__What is expected__
Write out the listing below again, precisely as it is given.

***** Provided material *****

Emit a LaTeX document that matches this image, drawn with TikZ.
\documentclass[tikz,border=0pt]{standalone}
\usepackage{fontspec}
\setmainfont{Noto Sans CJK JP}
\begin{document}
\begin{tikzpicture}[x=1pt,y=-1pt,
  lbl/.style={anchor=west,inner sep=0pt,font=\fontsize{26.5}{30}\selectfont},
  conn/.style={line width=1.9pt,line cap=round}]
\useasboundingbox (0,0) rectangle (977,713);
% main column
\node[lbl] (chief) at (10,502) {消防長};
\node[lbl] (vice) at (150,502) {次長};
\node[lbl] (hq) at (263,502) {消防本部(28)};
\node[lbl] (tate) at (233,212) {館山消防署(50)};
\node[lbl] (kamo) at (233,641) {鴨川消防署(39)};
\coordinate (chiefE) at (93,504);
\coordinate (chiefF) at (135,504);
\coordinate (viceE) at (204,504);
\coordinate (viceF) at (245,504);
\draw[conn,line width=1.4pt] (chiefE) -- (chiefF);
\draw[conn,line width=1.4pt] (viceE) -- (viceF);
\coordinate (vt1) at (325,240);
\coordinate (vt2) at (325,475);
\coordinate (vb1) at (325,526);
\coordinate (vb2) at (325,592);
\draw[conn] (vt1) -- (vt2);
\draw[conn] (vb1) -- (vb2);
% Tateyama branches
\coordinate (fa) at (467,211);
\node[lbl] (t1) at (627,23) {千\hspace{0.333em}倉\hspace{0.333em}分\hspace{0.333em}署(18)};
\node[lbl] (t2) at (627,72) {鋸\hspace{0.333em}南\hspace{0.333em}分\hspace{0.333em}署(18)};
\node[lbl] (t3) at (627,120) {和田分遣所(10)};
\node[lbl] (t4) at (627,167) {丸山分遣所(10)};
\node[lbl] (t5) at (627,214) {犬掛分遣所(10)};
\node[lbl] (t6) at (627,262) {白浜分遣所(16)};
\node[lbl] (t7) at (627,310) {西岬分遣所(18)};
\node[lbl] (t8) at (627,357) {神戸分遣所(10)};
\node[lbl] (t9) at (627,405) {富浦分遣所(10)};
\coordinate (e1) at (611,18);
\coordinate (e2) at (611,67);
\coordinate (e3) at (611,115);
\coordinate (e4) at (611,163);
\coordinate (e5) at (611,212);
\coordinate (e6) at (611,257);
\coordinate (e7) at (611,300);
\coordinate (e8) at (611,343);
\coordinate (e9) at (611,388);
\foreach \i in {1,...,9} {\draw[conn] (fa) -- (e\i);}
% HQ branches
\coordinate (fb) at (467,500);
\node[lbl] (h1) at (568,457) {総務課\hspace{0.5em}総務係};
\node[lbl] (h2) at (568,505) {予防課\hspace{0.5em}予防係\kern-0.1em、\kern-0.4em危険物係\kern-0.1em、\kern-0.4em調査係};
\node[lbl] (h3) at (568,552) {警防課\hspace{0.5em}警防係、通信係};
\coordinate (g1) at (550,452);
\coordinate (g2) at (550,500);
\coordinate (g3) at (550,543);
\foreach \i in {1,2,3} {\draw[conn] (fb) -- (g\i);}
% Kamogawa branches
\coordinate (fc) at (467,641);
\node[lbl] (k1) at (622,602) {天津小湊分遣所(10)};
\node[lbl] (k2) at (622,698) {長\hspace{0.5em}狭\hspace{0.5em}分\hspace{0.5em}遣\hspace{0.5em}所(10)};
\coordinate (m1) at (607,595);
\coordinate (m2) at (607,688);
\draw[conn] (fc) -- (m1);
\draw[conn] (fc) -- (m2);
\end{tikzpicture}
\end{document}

*****

__Result of this exercise__
Emit a LaTeX document that matches this image, drawn with TikZ.
\documentclass[tikz,border=0pt]{standalone}
\usepackage{fontspec}
\setmainfont{Noto Sans CJK JP}
\begin{document}
\begin{tikzpicture}[x=1pt,y=-1pt,
  lbl/.style={anchor=west,inner sep=0pt,font=\fontsize{26.5}{30}\selectfont},
  conn/.style={line width=1.9pt,line cap=round}]
\useasboundingbox (0,0) rectangle (977,713);
% main column
\node[lbl] (chief) at (10,502) {消防長};
\node[lbl] (vice) at (150,502) {次長};
\node[lbl] (hq) at (263,502) {消防本部(28)};
\node[lbl] (tate) at (233,212) {館山消防署(50)};
\node[lbl] (kamo) at (233,641) {鴨川消防署(39)};
\coordinate (chiefE) at (93,504);
\coordinate (chiefF) at (135,504);
\coordinate (viceE) at (204,504);
\coordinate (viceF) at (245,504);
\draw[conn,line width=1.4pt] (chiefE) -- (chiefF);
\draw[conn,line width=1.4pt] (viceE) -- (viceF);
\coordinate (vt1) at (325,240);
\coordinate (vt2) at (325,475);
\coordinate (vb1) at (325,526);
\coordinate (vb2) at (325,592);
\draw[conn] (vt1) -- (vt2);
\draw[conn] (vb1) -- (vb2);
% Tateyama branches
\coordinate (fa) at (467,211);
\node[lbl] (t1) at (627,23) {千\hspace{0.333em}倉\hspace{0.333em}分\hspace{0.333em}署(18)};
\node[lbl] (t2) at (627,72) {鋸\hspace{0.333em}南\hspace{0.333em}分\hspace{0.333em}署(18)};
\node[lbl] (t3) at (627,120) {和田分遣所(10)};
\node[lbl] (t4) at (627,167) {丸山分遣所(10)};
\node[lbl] (t5) at (627,214) {犬掛分遣所(10)};
\node[lbl] (t6) at (627,262) {白浜分遣所(16)};
\node[lbl] (t7) at (627,310) {西岬分遣所(18)};
\node[lbl] (t8) at (627,357) {神戸分遣所(10)};
\node[lbl] (t9) at (627,405) {富浦分遣所(10)};
\coordinate (e1) at (611,18);
\coordinate (e2) at (611,67);
\coordinate (e3) at (611,115);
\coordinate (e4) at (611,163);
\coordinate (e5) at (611,212);
\coordinate (e6) at (611,257);
\coordinate (e7) at (611,300);
\coordinate (e8) at (611,343);
\coordinate (e9) at (611,388);
\foreach \i in {1,...,9} {\draw[conn] (fa) -- (e\i);}
% HQ branches
\coordinate (fb) at (467,500);
\node[lbl] (h1) at (568,457) {総務課\hspace{0.5em}総務係};
\node[lbl] (h2) at (568,505) {予防課\hspace{0.5em}予防係\kern-0.1em、\kern-0.4em危険物係\kern-0.1em、\kern-0.4em調査係};
\node[lbl] (h3) at (568,552) {警防課\hspace{0.5em}警防係、通信係};
\coordinate (g1) at (550,452);
\coordinate (g2) at (550,500);
\coordinate (g3) at (550,543);
\foreach \i in {1,2,3} {\draw[conn] (fb) -- (g\i);}
% Kamogawa branches
\coordinate (fc) at (467,641);
\node[lbl] (k1) at (622,602) {天津小湊分遣所(10)};
\node[lbl] (k2) at (622,698) {長\hspace{0.5em}狭\hspace{0.5em}分\hspace{0.5em}遣\hspace{0.5em}所(10)};
\coordinate (m1) at (607,595);
\coordinate (m2) at (607,688);
\draw[conn] (fc) -- (m1);
\draw[conn] (fc) -- (m2);
\end{tikzpicture}
\end{document}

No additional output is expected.